Der Achse weiter in Richtung Osten folgend, gelangte ich in einen von Altbauten bestimmten Stadtteil, wo mir der erste offensichtliche Nazi der Stadt begegnete: ein untersetzter, kahlköpfiger Schnurrbartträger in schwarzer Bomberjacke mit „Skrewdriver“-Aufnäher, der mit ein paar Frauen und einem Kinderwagen (diesen schob eine der Frauen) unterwegs war. Passenderweise sah ich sie in der Nähe eines Umsiedlergedenksteines, den der örtliche Bund der Vertriebenen gestiftet hatte und der bezeichnenderweise mit einem frischen Blumenkranz geschmückt war, während der nicht weit entfernte Platz der Freiheit mit seinem Denkmal für die Opfer des Faschismus nur einigen Säufern für ihr sonntägliches Gelage herhielt (na gut, immerhin). Der Revanchistengedenkstein befand sich übrigens im Fontanepark, wo am Vorplatz eines Altersheimes eine hübsche Skulpturengruppe das Märchen „Der Fischer und seine Frau“ symbolisiert. Dessen Moral „Nicht Zauberei bringt den Menschen das Lebensglück, er erreicht es nur durch seine Arbeit und seinen Verstand“ ist einer sozialistischen Stadt angemessen, wäre aber gegenüber der Stadtkirche noch sinnvoller platziert gewesen als in einem Park.

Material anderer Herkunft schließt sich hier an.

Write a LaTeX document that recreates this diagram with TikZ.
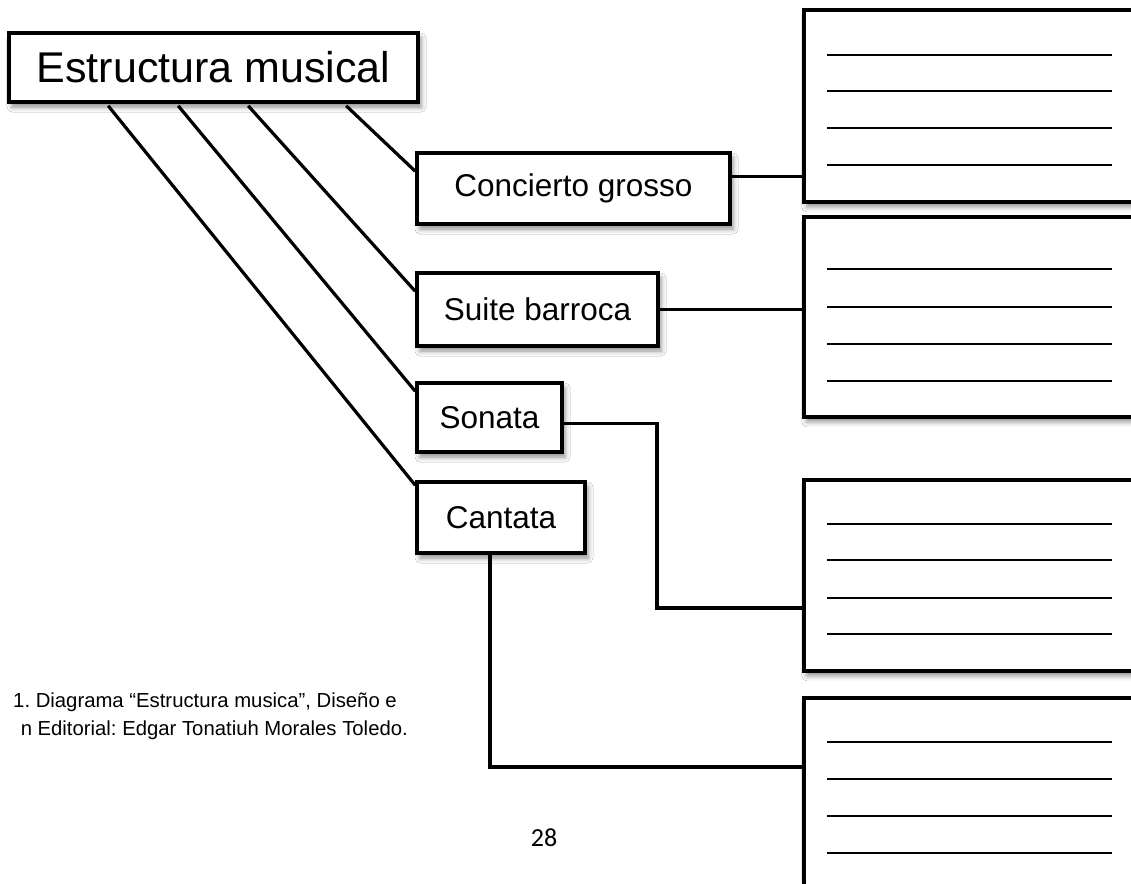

Mein weiterer Weg brachte nichts Weltbewegendes mehr; ein paar barocke Wohnhäuser, in denen früher die Soldaten des Preußenkönigs wohnten (Rathenow war Garnisonsstadt); hier wohnte auch die Stuckateurin, wie sie mir stolz berichtet hatte, und ich musste doch sehr an ihrem Geschmack zweifeln. Einziges nettes Detail dieses Gebietes (ich glaube, es ist die Neustadt) war, dass es hier noch immer eine Georgi-Dimitroff-Straße gibt. Die letzte halbe Stunde bis zur Abfahrt meines Zuges verbrachte ich mit einem nochmaligen Gang nach Rathenow-Ost. Dem Wetter und der Atmosphäre des Ortes nach war es ein lauer Sommerabend, und das noch vor Frühlingsbeginn. Der sympathischere Teil der Rathenower Jugend verbrachte ihn wahrscheinlich kiffend in einem der Parks. Zufrieden fuhr ich zurück nach Berlin und sah hinter mir die Sonne über dem Westhavelland untergehen.